I remember the fun old days too.

If you want to run a promotion to celebrate 25 years of 40K I have plenty of relatives I value less than a plasti-crack.:biggrin:


----------



## Ravner298 (Jun 3, 2011)

Lordy I can just hear it now

"you youngin's dont know how good you have it, back in my day we had to hammer our miscasts back into shape, grind down imperfections with belt sanders, drill holes into shoulders and torsos just to keep them in place! and dont even get me started on the welding...."


----------



## SGMAlice (Aug 13, 2010)

Ravner298 said:


> Lordy I can just hear it now
> 
> "you youngin's dont know how good you have it, back in my day we had to hammer our miscasts back into shape, grind down imperfections with belt sanders, drill holes into shoulders and torsos just to keep them in place! and dont even get me started on the welding...."


Bah! You kids have no idea pfft 

Metal Dreadnought's.... :angry: Deff Dreds... Kans... :angry:

Thats pretty much how it was *shrugs* i still suck with the metal models though :laugh:

SGMAlice


----------



## lokis222 (Mar 14, 2009)

i have had trouble with metal.... the venomthrope was a nightmare. those aside, metal is by far my favourite substance. i like the detail and the weight. when they break, they are much easier to put back together.


----------



## DaveTheBeginner (Jan 16, 2012)

GW are great at returns and exchanges there cost and reputation preceed them. They always help me out if i have a problem.


----------



## lokis222 (Mar 14, 2009)

DaveTheBeginner said:


> GW are great at returns and exchanges there cost and reputation preceed them.

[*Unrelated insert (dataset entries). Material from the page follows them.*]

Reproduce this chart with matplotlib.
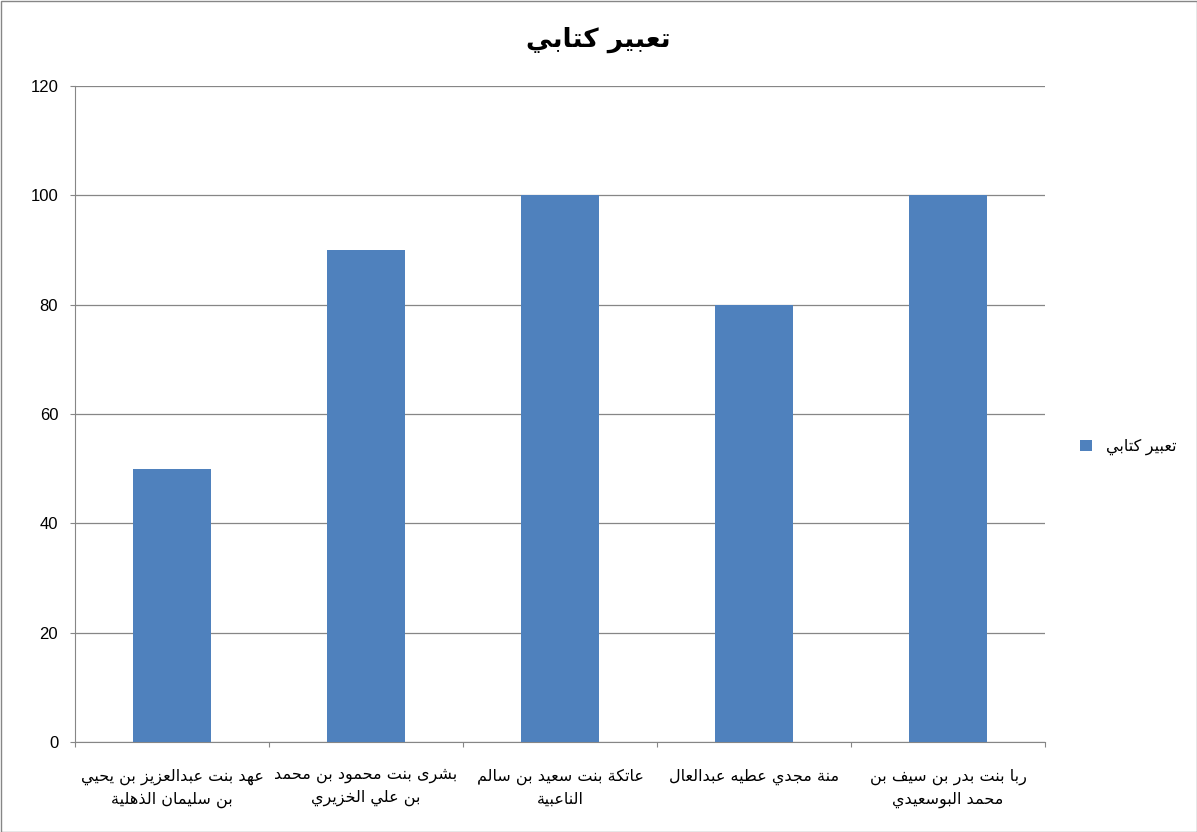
import matplotlib
matplotlib.use("Agg")
import matplotlib.pyplot as plt
from matplotlib.patches import Rectangle

# --- data -------------------------------------------------------------
title = "تعبير كتابي"
series_name = "تعبير كتابي"
students = [
    "عهد بنت عبدالعزيز بن يحيي\nبن سليمان الذهلية",
    "بشرى بنت محمود بن محمد\nبن علي الخزيري",
    "عاتكة بنت سعيد بن سالم\nالناعبية",
    "منة مجدي عطيه عبدالعال",
    "ربا بنت بدر بن سيف بن\nمحمد البوسعيدي",
]
scores = [50, 90, 100, 80, 100]
y_ticks = [0, 20, 40, 60, 80, 100, 120]

# --- minimal arabic shaping (matplotlib has no bidi / shaping) ---------
FORMS = {
    "ا": (0xFE8D, 0xFE8E, None, None), "ب": (0xFE8F, 0xFE90, 0xFE91, 0xFE92),
    "ة": (0xFE93, 0xFE94, None, None), "ت": (0xFE95, 0xFE96, 0xFE97, 0xFE98),
    "ث": (0xFE99, 0xFE9A, 0xFE9B, 0xFE9C), "ج": (0xFE9D, 0xFE9E, 0xFE9F, 0xFEA0),
    "ح": (0xFEA1, 0xFEA2, 0xFEA3, 0xFEA4), "خ": (0xFEA5, 0xFEA6, 0xFEA7, 0xFEA8),
    "د": (0xFEA9, 0xFEAA, None, None), "ذ": (0xFEAB, 0xFEAC, None, None),
    "ر": (0xFEAD, 0xFEAE, None, None), "ز": (0xFEAF, 0xFEB0, None, None),
    "س": (0xFEB1, 0xFEB2, 0xFEB3, 0xFEB4), "ش": (0xFEB5, 0xFEB6, 0xFEB7, 0xFEB8),
    "ص": (0xFEB9, 0xFEBA, 0xFEBB, 0xFEBC), "ض": (0xFEBD, 0xFEBE, 0xFEBF, 0xFEC0),
    "ط": (0xFEC1, 0xFEC2, 0xFEC3, 0xFEC4), "ظ": (0xFEC5, 0xFEC6, 0xFEC7, 0xFEC8),
    "ع": (0xFEC9, 0xFECA, 0xFECB, 0xFECC), "غ": (0xFECD, 0xFECE, 0xFECF, 0xFED0),
    "ف": (0xFED1, 0xFED2, 0xFED3, 0xFED4), "ق": (0xFED5, 0xFED6, 0xFED7, 0xFED8),
    "ك": (0xFED9, 0xFEDA, 0xFEDB, 0xFEDC), "ل": (0xFEDD, 0xFEDE, 0xFEDF, 0xFEE0),
    "م": (0xFEE1, 0xFEE2, 0xFEE3, 0xFEE4), "ن": (0xFEE5, 0xFEE6, 0xFEE7, 0xFEE8),
    "ه": (0xFEE9, 0xFEEA, 0xFEEB, 0xFEEC), "و": (0xFEED, 0xFEEE, None, None),
    "ى": (0xFEEF, 0xFEF0, None, None), "ي": (0xFEF1, 0xFEF2, 0xFEF3, 0xFEF4),
    "ئ": (0xFE89, 0xFE8A, 0xFE8B, 0xFE8C),
}


def shape_line(s):
    out = []
    for i, ch in enumerate(s):
        f = FORMS.get(ch)
        if f is None:
            out.append(ch)
            continue
        prev = s[i - 1] if i > 0 else ""
        nxt = s[i + 1] if i + 1 < len(s) else ""
        joins_prev = prev in FORMS and FORMS[prev][2] is not None
        joins_next = f[2] is not None and nxt in FORMS
        if joins_prev and joins_next:
            code = f[3]
        elif joins_prev:
            code = f[1]
        elif joins_next:
            code = f[2]
        else:
            code = f[0]
        out.append(chr(code))
    return "".join(reversed(out))


def ar(s):
    return "\n".join(shape_line(line) for line in s.split("\n"))


# --- plot -------------------------------------------------------------
plt.rcParams["font.family"] = ["Liberation Sans", "DejaVu Sans"]

fig = plt.figure(figsize=(11.97, 8.32), dpi=100)
ax = fig.add_axes([75 / 1197, 1 - 742 / 832, (1045 - 75) / 1197, (742 - 86) / 832])

x = list(range(len(students)))
bars = ax.bar(x, scores, width=0.4, color="#4F81BD", zorder=3, label=ar(series_name))

ax.set_xlim(-0.5, len(students) - 0.5)
ax.set_ylim(0, 120)
ax.set_yticks(y_ticks)
ax.yaxis.grid(True, color="#868686", linewidth=0.9, zorder=0)
ax.tick_params(axis="y", labelsize=12, length=3.6, color="#868686", direction="out", pad=8.5)

ax.set_xticks([i - 0.5 for i in range(len(students) + 1)])
ax.set_xticklabels([])
ax.tick_params(axis="x", which="major", length=3.6, color="#868686", direction="out")
ax.set_xticks(x, minor=True)
ax.set_xticklabels([ar(s) for s in students], minor=True, fontsize=11.5,
                   family=["DejaVu Sans"], linespacing=1.55)
ax.tick_params(axis="x", which="minor", length=0, pad=19)

for side in ["top", "right"]:
    ax.spines[side].set_visible(False)
for side in ["left", "bottom"]:
    ax.spines[side].set_color("#868686")

fig.text(0.5, 1 - 40 / 832, ar(title), ha="center", va="center",
         fontsize=19, fontweight="bold", family=["DejaVu Sans"])

ax.legend(loc="center left", bbox_to_anchor=(1066 / 1197, 1 - 447 / 832), bbox_transform=fig.transFigure,
          frameon=False, handlelength=0.7, handleheight=0.7, handletextpad=0.9, fontsize=11.5)

fig.patches.append(Rectangle((0.5 / 1197, 0.5 / 832), 1 - 1 / 1197, 1 - 1 / 832,
                             transform=fig.transFigure, fill=False, edgecolor="#868686", linewidth=1))

fig.savefig("out.png", dpi=100)
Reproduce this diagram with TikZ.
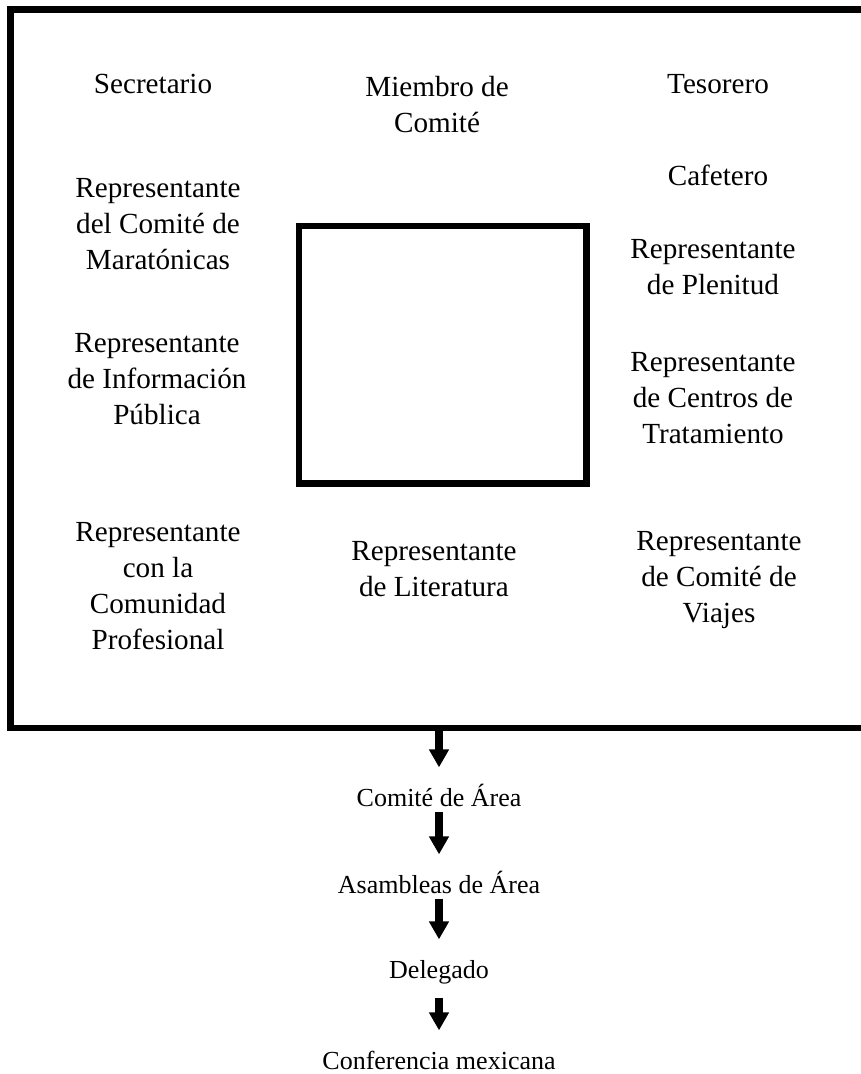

They always help me out if i have a problem.


i have heard. i have always just fixed my finecast issues. too much effort to repaint. 

that said, one day, i am getting the ork warbike boss and the biotyrant, so i won't be avoiding resin completely, but only when possible.


----------



## Djinn24 (Jan 12, 2008)

FW and GW resin are completely different. Finecast is spincast while Forge World is hand poured into molds. Different resin as well.


----------



## HOBO (Dec 7, 2007)

djinn24 said:


> FW and GW resin are completely different. Finecast is spincast while Forge World is hand poured into molds. Different resin as well.


And thank god that the FW resin is different:biggrin: I have never had the problems with FW models like I have Finecast - never had to repair more than 2/3 pieces (out of 100's) let alone having to ask for replacement pieces etc.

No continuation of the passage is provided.